Bottle #9: 2019 Bluestone Vineyards. The nose was initially funky but that blew off fast. Notes of sour plum and/or sour cherry on the palate. Had ‘bite’.
This wine was the most ‘different’ of anything we’d had in the entire event. I suspect this caused us to gravitate towards it, although not all of us necessarily selected it as our top choice solely because of its uniqueness.
- Participant #1: Voted #9 / #8 / #7. Liked all of them, but thought #9 was the most unique.
- Participant #2: Voted #8 / #7 / #9. Thought #8 had the best nose; thought #9 was too overpowering.
- Participant #3: Voted #9 / #8 / #7. Liked #9 because it was like a ‘slap in the face’ (but a good way!). But #8 was lovely.
- Participant #4: Voted #8 / #9 / #7. Gravitated towards the fruit qualities of #8 but appreciated how different #9 was.
- Participant #5: Voted #9 / #8 / #7. Thought #9 started fresh, with strawberry notes at first then oak. Detected some dried fruit in #8.
- Participant #6: Voted #9 / #8 / #7.
- Participant #7: Voted #9 / #8 / #7. Thought #9 was ‘the most interesting.’
Round 2: Finalists
- Bottle #1: 2019 Dr. Konstantin Frank Winery; 17 points
- Bottle #6: 2018 Agnes Sorel St. Nicolas de Bourgueil; 8 points
- Bottle #9: 2019 Bluestone Vineyards; 17 points (Event Winner based on most 1st place votes as favorite)
The top-scoring wines from the Finger Lakes, Chinon, and Virginia flights were now before us. Many of the previous descriptors still applied, so I didn’t take additional detailed notes.
My tasting group were divided between two camps; those who wanted a wine that was ‘easy drinking & balanced’, and those who wanted something which was ‘interesting.’
Bluestone/#9 absolutely stood out and had done so over the entire evening. Its complexity and uniqueness earned it a lot of love.
Dr. Frank/#1 was the choice of those who might want something easier drinking, especially on its own. I suspect that if we had the two wines with a full dinner, we would have gone with #9.

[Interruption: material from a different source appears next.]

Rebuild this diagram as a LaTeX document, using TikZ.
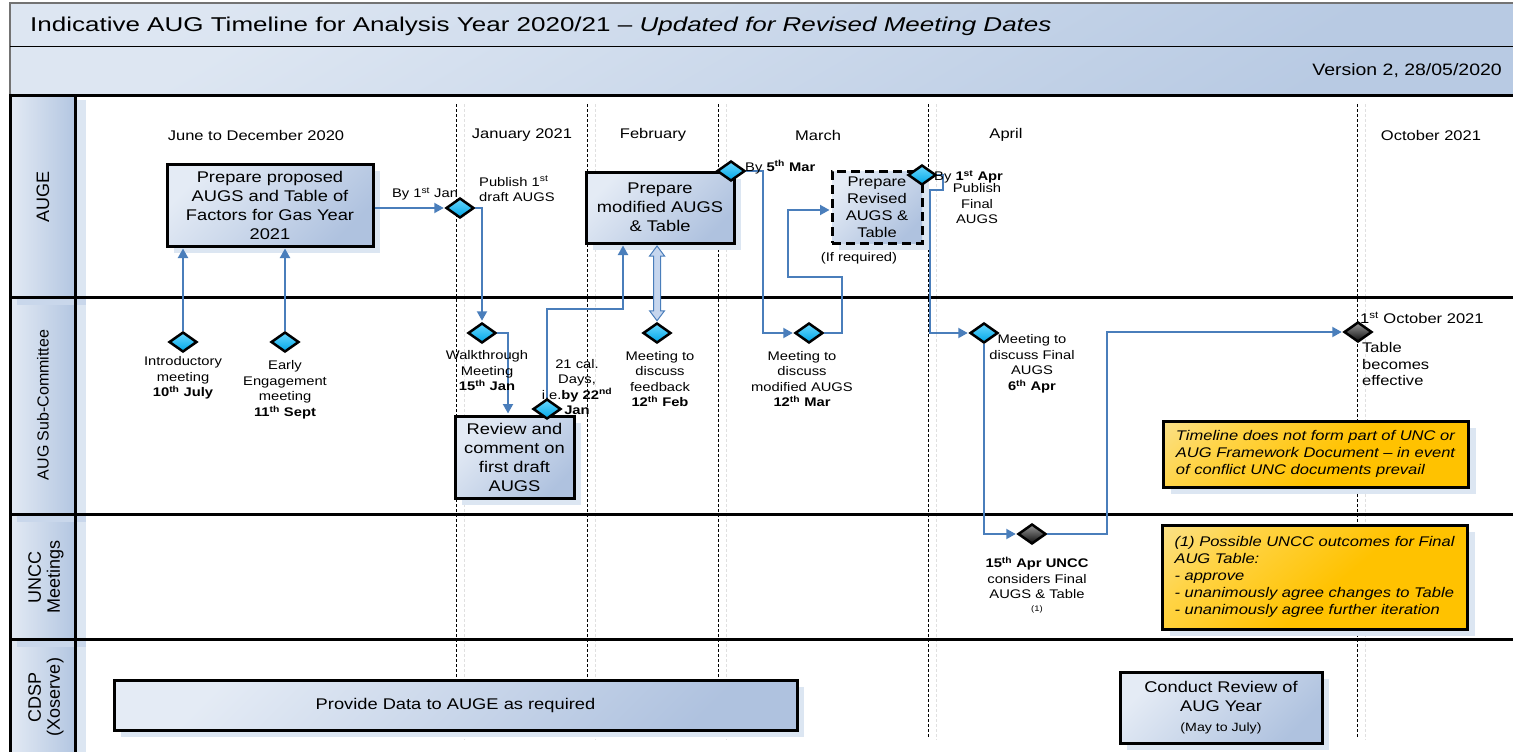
\documentclass[tikz,border=0pt]{standalone}
\usepackage{fontspec}
\setmainfont{Liberation Sans}[FakeStretch=1.18]
\newfontfamily\rotfam{Liberation Sans}
\newfontfamily\titlefam{Liberation Sans}[FakeStretch=1.3]
\usetikzlibrary{shapes.geometric,arrows.meta,calc,shadows}
\definecolor{connc}{HTML}{4A7EBB}
\definecolor{boxA}{HTML}{E4EBF5}
\definecolor{boxB}{HTML}{AFC2DF}
\definecolor{shad}{HTML}{DCE6F2}
\definecolor{shadB}{HTML}{C9D7EB}
\definecolor{cyA}{HTML}{6AD8FF}
\definecolor{cyB}{HTML}{00A6E6}
\definecolor{noteA}{HTML}{F6EDC8}
\definecolor{noteM}{HTML}{FFD447}
\definecolor{noteB}{HTML}{FFC200}
\definecolor{hdrA}{HTML}{DDE6F2}
\definecolor{hdrB}{HTML}{B8CAE3}
\definecolor{colA}{HTML}{E3EAF4}
\definecolor{colB}{HTML}{B3C6E1}
\definecolor{holl}{HTML}{C6D6EE}
\pgfdeclareverticalshading{noteshade}{100bp}{color(0bp)=(noteB); color(45bp)=(noteB); color(70bp)=(noteM); color(100bp)=(noteA)}
\newcommand\fntbox{\fontsize{15.5}{19}\selectfont}
\newcommand\fntdash{\fontsize{14}{17}\selectfont}
\newcommand\fntlbl{\fontsize{12.5}{15.5}\selectfont}
\newcommand\fntmid{\fontsize{14}{16.5}\selectfont}
\newcommand\fntnote{\fontsize{14}{17}\itshape\selectfont}
\newcommand\fntrot{\rotfam\fontsize{18}{19}\selectfont}
\newcommand\fntrotsm{\rotfam\fontsize{16}{18}\selectfont}
\begin{document}
\begin{tikzpicture}[x=1pt,y=-1pt,
  mybox/.style={draw=black, line width=3pt, top color=boxA, bottom color=boxB, shading angle=45,
    inner sep=0, align=center, font=\fntbox,
    drop shadow={shadow xshift=7pt, shadow yshift=-7pt, fill=shad, opacity=1}},
  dashbox/.style={mybox, dash pattern=on 9pt off 5pt, font=\fntdash},
  notebox/.style={draw=black, line width=3pt, shade, shading=noteshade, shading angle=40,
    inner sep=0, align=left, font=\fntnote,
    drop shadow={shadow xshift=8pt, shadow yshift=-7pt, fill=shad, opacity=1}},
  dia/.style={diamond, draw=black, line width=2.5pt, minimum width=28pt, minimum height=20pt,
    inner sep=0, top color=cyA, bottom color=cyB},
  ddia/.style={dia, top color=black!40, bottom color=black!95},
  lbl/.style={font=\fntlbl, align=center, inner sep=0},
  mid/.style={font=\fntmid, align=center, inner sep=0},
  conn/.style={draw=connc, line width=2pt, shorten >=1pt, -{Triangle[length=9.5pt,width=10pt]}},
  hollowarr/.style={draw=connc, line width=1pt, fill=holl},
  lane/.style={line width=3pt, black},
  vdash/.style={black, line width=0.8pt, dash pattern=on 3pt off 2pt},
  vshadow/.style={black!12, line width=0.8pt, dash pattern=on 3pt off 2pt}
]
\useasboundingbox (0,0) rectangle (1513,752);
% header
\path[top color=hdrA, bottom color=hdrB, shading angle=30] (10,3) rectangle (1513,47);
\path[top color=hdrA, bottom color=hdrB, shading angle=30] (10,47) rectangle (1513,94);
\draw[black!55, line width=1.5pt] (1513,3) -- (10,3) -- (10,94);
\draw[black, line width=1pt] (10,47) -- (1513,47);
\node[anchor=west, inner sep=0, font=\titlefam\fontsize{20}{23}\selectfont] (title) at (30,26)
  {Indicative AUG Timeline for Analysis Year 2020/21 – \textit{Updated for Revised Meeting Dates}};
\node[anchor=east, inner sep=0, font=\fontsize{16.5}{19}\selectfont] (ver) at (1502,71) {Version 2, 28/05/2020};
% lane label column
\foreach \ya/\yb in {95/297,297/514,514/639,639/752}
  \path[left color=colA, right color=colB] (10,\ya) rectangle (75,\yb);
\fill[shad] (76,100) rectangle (86,752);
\foreach \ya in {297,514,639}
  \fill[shadB] (17,\ya) rectangle (86,\ya+8);
% month separators
\foreach \x in {456,587,718,928,1357} {
  \draw[vshadow] (\x+8,104) -- (\x+8,740);
  \draw[vdash] (\x,104) -- (\x,738);
}
% lane lines
\draw[lane] (10,95) -- (1513,95);
\draw[lane] (10,297) -- (1513,297);
\draw[lane] (10,514) -- (1513,514);
\draw[lane] (10,639) -- (1513,639);
\draw[lane] (10,93.5) -- (10,752);
\draw[lane] (75,95) -- (75,752);
% lane labels
\node[rotate=90, font=\fntrot, inner sep=0] (lAUGE) at (43,197) {AUGE};
\node[rotate=90, font=\fntrotsm, inner sep=0] (lSub) at (43,405) {AUG Sub-Committee};
\node[rotate=90, font=\fntrot, align=center, inner sep=0] (lUNCC) at (46,577) {UNCC\\Meetings};
\node[rotate=90, font=\fntrot, align=center, inner sep=0] (lCDSP) at (46,697) {CDSP\\(Xoserve)};
% month labels
\node[mid] (mJun) at (256,135) {June to December 2020};
\node[mid] (mJan) at (522,135) {January 2021};
\node[mid] (mFeb) at (653,135) {February};
\node[mid] (mMar) at (818,135) {March};
\node[mid] (mApr) at (1006,135) {April};
\node[mid] (mOct) at (1431,135) {October 2021};
% boxes
\node[mybox, minimum width=206pt, minimum height=82pt] (bProp) at (270,205)
  {Prepare proposed\\AUGS and Table of\\Factors for Gas Year\\2021};
\node[mybox, minimum width=148pt, minimum height=71pt] (bMod) at (660,207.5)
  {Prepare\\modified AUGS\\\& Table};
\node[dashbox, minimum width=90pt, minimum height=72pt] (bRev) at (877,207)
  {Prepare\\Revised\\AUGS \&\\Table};
\node[mybox, minimum width=119pt, minimum height=82pt] (bReview) at (514.5,457)
  {Review and\\comment on\\first draft\\AUGS};
\node[mybox, minimum width=683pt, minimum height=50pt] (bData) at (455.5,705)
  {Provide Data to AUGE as required};
\node[mybox, minimum width=202pt, minimum height=71pt] (bConduct) at (1221,707.5)
  {Conduct Review of\\AUG Year\\[1pt]{\fontsize{12}{14}\selectfont (May to July)}};
\node[notebox, minimum width=305pt, minimum height=66pt] (nNote1) at (1315.5,454)
  {Timeline does not form part of UNC or\\AUG Framework Document – in event\\of conflict UNC documents prevail};
\node[notebox, minimum width=305pt, minimum height=104pt] (nNote2) at (1314.5,577)
  {(1) Possible UNCC outcomes for Final\\AUG Table:\\- approve\\- unanimously agree changes to Table\\- unanimously agree further iteration};
% diamonds
\node[dia] (dJan1) at (460,208) {};
\node[dia] (dWalk) at (482,333) {};
\node[dia] (d22Jan) at (547,409) {};
\node[dia] (dFeb) at (657,333) {};
\node[dia] (dMar5) at (731,171) {};
\node[dia] (dMar12) at (809,333) {};
\node[dia] (dApr1) at (922,175) {};
\node[dia] (dApr6) at (984,333) {};
\node[dia] (dIntro) at (183,342) {};
\node[dia] (dEarly) at (285,342) {};
\node[ddia] (dUNCC) at (1032,534) {};
\node[ddia] (dOct) at (1358,332) {};
% connectors
\draw[conn] (bProp.east |- dJan1) -- (dJan1.west);
\draw[conn] (dJan1.east) -| (dWalk.north);
\draw[conn] (dWalk.east) -| ($(bReview.north)+(-6.5,0)$);
\coordinate (c22) at (623,309);
\draw[conn] (d22Jan.north) |- (c22) -- (c22 |- bMod.south);
\draw[conn] (dIntro.north) -- (dIntro.north |- bProp.south);
\draw[conn] (dEarly.north) -- (dEarly.north |- bProp.south);
\coordinate (hT) at ($(dFeb.north |- bMod.south)+(0,1.5)$);
\coordinate (hB) at ($(dFeb.north)+(0,-1)$);
\draw[hollowarr] (hT) -- ++(7.5,10) -- ++(-4,0) -- ($(hB)+(3.5,-10)$) -- ++(4,0) -- (hB)
  -- ++(-7.5,-10) -- ++(4,0) -- ($(hT)+(-3.5,10)$) -- ++(-4,0) -- cycle;
\coordinate (cM5) at (763,171);
\draw[conn] (dMar5.east) -- (cM5) |- (dMar12.west);
\coordinate (cL1) at (842,277);
\coordinate (cL2) at (788,210);
\draw[conn] (dMar12.east) -| (cL1) -| (cL2) -- (cL2 -| bRev.west);
\coordinate (cA2) at (930,190);
\draw[conn] (dApr1.east) -- ++(6,0) -- ++(0,15) -- (cA2) |- (dApr6.west);
\draw[conn] (dApr6.south) |- (dUNCC.west);
\coordinate (cU) at (1107,420);
\draw[conn] (dUNCC.east) -| (cU) |- (dOct.west);
% labels
\node[lbl] (tByJan) at (425,194) {By 1\textsuperscript{st} Jan};
\node[lbl, anchor=west, align=left] (tPub1) at (479,189) {Publish 1\textsuperscript{st}\\draft AUGS};
\node[lbl, anchor=west] (tBy5) at (745,167) {By \textbf{5\textsuperscript{th} Mar}};
\node[lbl] (tIfReq) at (859,258) {(If required)};
\node[lbl, anchor=west] (tBy1Apr) at (934,177) {By \textbf{1\textsuperscript{st} Apr}};
\node[lbl] (tPubF) at (977,204) {Publish\\Final\\AUGS};
\node[lbl] (tIntro) at (183,378) {Introductory\\meeting\\\textbf{10\textsuperscript{th} July}};
\node[lbl] (tEarly) at (285,390) {Early\\Engagement\\meeting\\\textbf{11\textsuperscript{th} Sept}};
\node[lbl] (tWalk) at (487,371) {Walkthrough\\Meeting\\\textbf{15\textsuperscript{th} Jan}};
\node[lbl] (t21) at (577,387) {21 cal.\\Days,\\i.e.\textbf{by 22\textsuperscript{nd}}\\\textbf{Jan}};
\node[lbl] (tFebM) at (660,379) {Meeting to\\discuss\\feedback\\\textbf{12\textsuperscript{th} Feb}};
\node[lbl] (tMarM) at (802,379) {Meeting to\\discuss\\modified AUGS\\\textbf{12\textsuperscript{th} Mar}};
\node[lbl] (tAprM) at (1032,364) {Meeting to\\discuss Final\\AUGS\\\textbf{6\textsuperscript{th} Apr}};
\node[mid, anchor=west] (tOct1) at (1360,318) {1\textsuperscript{st} October 2021};
\node[mid, anchor=west, align=left] (tOct2) at (1362,364) {Table\\becomes\\effective};
\node[lbl] (tUNCC) at (1037,585) {\textbf{15\textsuperscript{th} Apr UNCC}\\considers Final\\AUGS \& Table\\[-3pt]{\fontsize{8}{9}\selectfont (1)}};
\end{tikzpicture}
\end{document}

Although in terms of points it was a tie, I selected the 2019 Bluestone as the overall winner because it had the most 1st place votes.

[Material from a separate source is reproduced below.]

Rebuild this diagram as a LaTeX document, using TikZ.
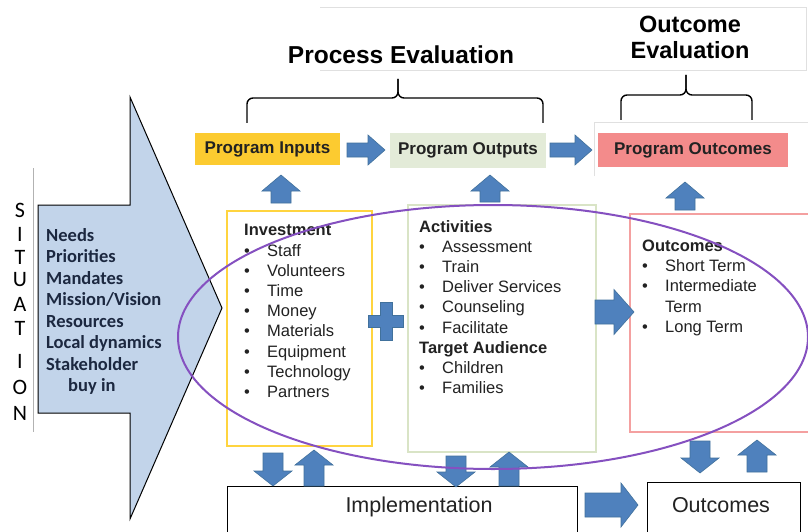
\documentclass[tikz,border=0pt]{standalone}
\usepackage{fontspec}
\setmainfont{Liberation Sans}
\newfontfamily\calfont{Carlito}
\usetikzlibrary{calc}
\definecolor{ablue}{HTML}{4F81BD}
\definecolor{aedge}{HTML}{41719C}
\definecolor{sitblue}{HTML}{C2D4EA}
\definecolor{inyellow}{HTML}{FCCB30}
\definecolor{outgreen}{HTML}{E3EBD8}
\definecolor{ocred}{HTML}{F38B8B}
\definecolor{boxyellow}{HTML}{FFD43F}
\definecolor{boxgreen}{HTML}{D9E4C6}
\definecolor{boxpink}{HTML}{F4A0A0}
\definecolor{purp}{HTML}{8550C0}
\definecolor{navy}{HTML}{1C2840}
\definecolor{txt}{HTML}{222222}
\tikzset{
  pics/barrow/.style n args={4}{code={
    \filldraw[fill=ablue, draw=aedge, line width=0.6]
      (-#1/2,-#2) -- (#1/2-#4,-#2) -- (#1/2-#4,-#3) -- (#1/2,0) --
      (#1/2-#4,#3) -- (#1/2-#4,#2) -- (-#1/2,#2) -- cycle;
  }},
  toplabel/.style={inner sep=0, font=\fontsize{17}{19}\selectfont\bfseries, text=txt},
  item/.style={anchor=base west, inner sep=0, font=\fontsize{16.5}{18}\selectfont, text=txt},
  ititle/.style={anchor=base west, inner sep=0, font=\fontsize{16.5}{18}\selectfont\bfseries, text=txt},
  sitline/.style={anchor=base west, inner sep=0, font=\calfont\bfseries\fontsize{18.5}{21}\selectfont, text=navy},
  sitl/.style={inner sep=0, font=\calfont\fontsize{22}{24}\selectfont, text=black},
  evtitle/.style={inner sep=0, font=\fontsize{23.5}{26}\selectfont\bfseries, text=black, align=center},
  bottomlabel/.style={inner sep=0, font=\fontsize{21.5}{24}\selectfont, text=txt},
  brace/.style={line width=1.4, rounded corners=6},
  faint/.style={draw=black!12, line width=0.8},
}
\begin{document}
\begin{tikzpicture}[x=1pt,y=-1pt]
\useasboundingbox (0,0) rectangle (808,532);
\fill[white] (0,0) rectangle (808,532);

% faint frame lines
\draw[faint] (320,7) -- (806,7) -- (806,70) -- (320,70);
\draw[faint] (594,176) -- (594,122) -- (808,122);
\draw[draw=black!30, line width=0.8] (33,168) -- (33,432);

% evaluation titles and braces
\node[evtitle, font=\fontsize{24.5}{26}\selectfont\bfseries] (pe) at (401,55) {Process Evaluation};
\node[evtitle] (oe1) at (690,24) {Outcome};
\node[evtitle] (oe2) at (690,50) {Evaluation};
\draw[brace] (247,123) -- (247,98) -- (398,98) -- (398,79);
\draw[brace] (543,123) -- (543,98) -- (398,98) -- (398,79);
\draw[brace] (621,120) -- (621,95) -- (686,95) -- (686,75);
\draw[brace] (752,120) -- (752,95) -- (686,95) -- (686,75);

% situation arrow
\draw[fill=sitblue, line width=1] (38,205) -- (130,205) -- (130,97) -- (222,308)
  -- (130,519) -- (130,413) -- (38,413) -- cycle;
\foreach \t [count=\i from 0] in {Needs,Priorities,Mandates,Mission/Vision,Resources,Local dynamics,Stakeholder}
  \node[sitline] (sit\i) at (46,241+21.5*\i) {\t};
\node[sitline] (sit7) at (68,391.5) {buy in};
\foreach \L/\yy [count=\i] in {S/210,I/234,T/257,U/280,A/304,T/328,I/361,O/387,N/413}
  \node[sitl] (sl\i) at (20,\yy) {\L};

% top program boxes
\node[fill=inyellow, minimum width=145, minimum height=32, inner sep=0] (pin) at (267.5,149) {};
\node[toplabel] (pinl) at (pin.center) {Program Inputs};
\node[fill=outgreen, minimum width=156, minimum height=35, inner sep=0] (pout) at (468,150.5) {};
\node[toplabel] (poutl) at (pout.center) {Program Outputs};
\node[fill=ocred, minimum width=190, minimum height=34, inner sep=0] (poc) at (693,150) {};
\node[toplabel] (pocl) at (poc.center) {Program Outcomes};

\pic at (366,150) {barrow={38}{7}{15}{17}};
\pic at (571,150) {barrow={42}{7}{15}{17}};

% up arrows to program boxes
\pic[rotate=90] at (281,189) {barrow={28}{10}{19}{16}};
\pic[rotate=90] at (490,188.5) {barrow={27}{10}{19}{16}};
\pic[rotate=90] at (685,196) {barrow={28}{10}{19}{16}};

% content boxes
\draw[draw=boxyellow, line width=2.5] (227,211) rectangle (372,446);
\draw[draw=boxgreen, line width=2] (408,205) rectangle (596,452);
\draw[draw=boxpink, line width=2.2] (812,214) -- (630,214) -- (630,432) -- (812,432);

% investment
\node[ititle] (invh) at (244,235.5) {Investment};
\foreach \t [count=\i from 0] in {Staff,Volunteers,Time,Money,Materials,Equipment,Technology,Partners}{
  \node[item] (invb\i) at (244,256+20.2*\i) {•};
  \node[item] (inv\i) at (267,256+20.2*\i) {\t};
}
% activities
\node[ititle] (acth) at (419,232.5) {Activities};
\foreach \t [count=\i from 0] in {Assessment,Train,Deliver Services,Counseling,Facilitate}{
  \node[item] (actb\i) at (419,252.6+20.1*\i) {•};
  \node[item] (act\i) at (442,252.6+20.1*\i) {\t};
}
\node[ititle] (tah) at (419,353.5) {Target Audience};
\foreach \t [count=\i from 0] in {Children,Families}{
  \node[item] (tab\i) at (419,373.6+20.1*\i) {•};
  \node[item] (ta\i) at (442,373.6+20.1*\i) {\t};
}
% outcomes
\node[ititle] (och) at (642,251.5) {Outcomes};
\node[item] (ocb0) at (642,271.7) {•};
\node[item] (oc0) at (665,271.7) {Short Term};
\node[item] (ocb1) at (642,291.9) {•};
\node[item] (oc1) at (665,291.9) {Intermediate};
\node[item] (oc1b) at (665,312.1) {Term};
\node[item] (ocb2) at (642,332.3) {•};
\node[item] (oc2) at (665,332.3) {Long Term};

% plus and middle arrow
\filldraw[fill=ablue, draw=aedge, line width=0.6] (380,302) -- (392,302) -- (392,315) -- (403,315)
  -- (403,327) -- (392,327) -- (392,340) -- (380,340) -- (380,327) -- (368,327)
  -- (368,315) -- (380,315) -- cycle;
\pic at (614.5,312) {barrow={39}{12}{22.5}{20}};

% bottom boxes
\node[draw, line width=1, minimum width=350, minimum height=60, anchor=north west, inner sep=0] (impl) at (227,486) {};
\node[bottomlabel] (implt) at (419,507) {Implementation};
\node[draw, line width=1, minimum width=153, minimum height=60, anchor=north west, inner sep=0] (ocbox) at (647,482) {};
\node[bottomlabel] (ocboxt) at (721,505) {Outcomes};
\pic at (611.5,505) {barrow={53}{12}{22}{17}};

% bottom up/down arrows
\pic[rotate=-90] at (273,469.5) {barrow={33}{10}{19}{15}};
\pic[rotate=90] at (314,468) {barrow={36}{10}{19}{15}};
\pic[rotate=-90] at (456,471.5) {barrow={31}{10}{19}{15}};
\pic[rotate=90] at (509,469) {barrow={34}{10}{19}{15}};
\pic[rotate=-90] at (700,457) {barrow={32}{10}{19}{15}};
\pic[rotate=90] at (757,456) {barrow={32}{10}{19}{15}};

% purple ellipse
\draw[purp, line width=2] (493,337) ellipse [x radius=315pt, y radius=132pt];
\end{tikzpicture}
\end{document}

Bottle #1: 2019 Dr. Konstantin Frank Winery. Good balance of fruit and earthiness.
Bottle #6: 2018 Agnes Sorel St. Nicolas de Bourgueil. Still too much funk but it had improved.
Bottle #9: 2019 Bluestone Vineyards. By this time, #9 was becoming funkier to me but that wasn’t true for all of the guests.
- Participant #1: Voted #9 / #1 / #6
- Participant #2: Voted #1 / #6 / #9
- Participant #3: Voted #9 / #1 / #6
- Participant #4: Voted #9 / #1 / #6
- Participant #5: Voted #1 / #9 / #6 (but cast a protest vote for #2)
- Participant #6: Voted #1 / #9 / #6
- Participant #7: Voted #9 / #1 / #6 (but cast a protest vote for #2)
This event brought together many lessons-learned from other events. I think the biggest one is when choosing a favorite, my attendees tend to divide into two camps; the “Typicity” camp, or the “It Stands Out” camp.
‘Typicity’ is a wine term used to describe “the degree to which a wine reflects its varietal origins and thus demonstrates the signature characteristics of the grape from which it was produced.”
Don’t get me wrong; many qualities went into the final determination of a favorite. But in a crowded field of good wines, the wine that is perceived as tasting ‘the way this variety is supposed to taste’ tends to be their favorite.
The “It Stands Out” camp tends to vote for wines that are ‘interesting’. For them, wines that are too ‘typical’ are boring (and lower scoring). But a wine that is a different (in a good way) gets their attention.
Fred Reno of the Fine Wine Confidential podcast explained it like this. “I think the industry challenge … is to make interesting wine. And if you make interesting wine over a period of time, you might have a shot at great wine.”
Lindsey Fern, Wine Director at the Inn at Little Washington, mentioned something similar. In a podcast with “The Vine Guy” Lindey explained how she sampled a wine that was ‘too perfect’. “Tannin levels perfect, acid level was perfect, the fruit is nice, it had a nice nose”, but “it had no soul”. I bet this Bluestone would be the kind of wine that would ‘speak to her’.
I’d also go so far as to say that wine drinkers who are avowed ‘Old World’ wine lovers tended to vote for the ‘typicity’ camp, although not always.
It’s not a coincidence that the two finalist of this event; the 2019 Dr Frank and the 2019 Bluestone, were the extreme examples of these two styles of wine.
The Dr. Frank wine was described from the get-go as “What a Cab Franc is supposed to taste like.” If you were a member of Team Typicity, this was your favorite.
Meanwhile, the Bluestone wine was easily the “most different” wine of the night. I’m not saying it was ‘the best’; that term is too subjective in a lineup of excellent wines. But it was very well-made wine that was memorable. If you were a member of Team “It Stands Out”, this was your wine.
This night, camp “It Stands Out” won.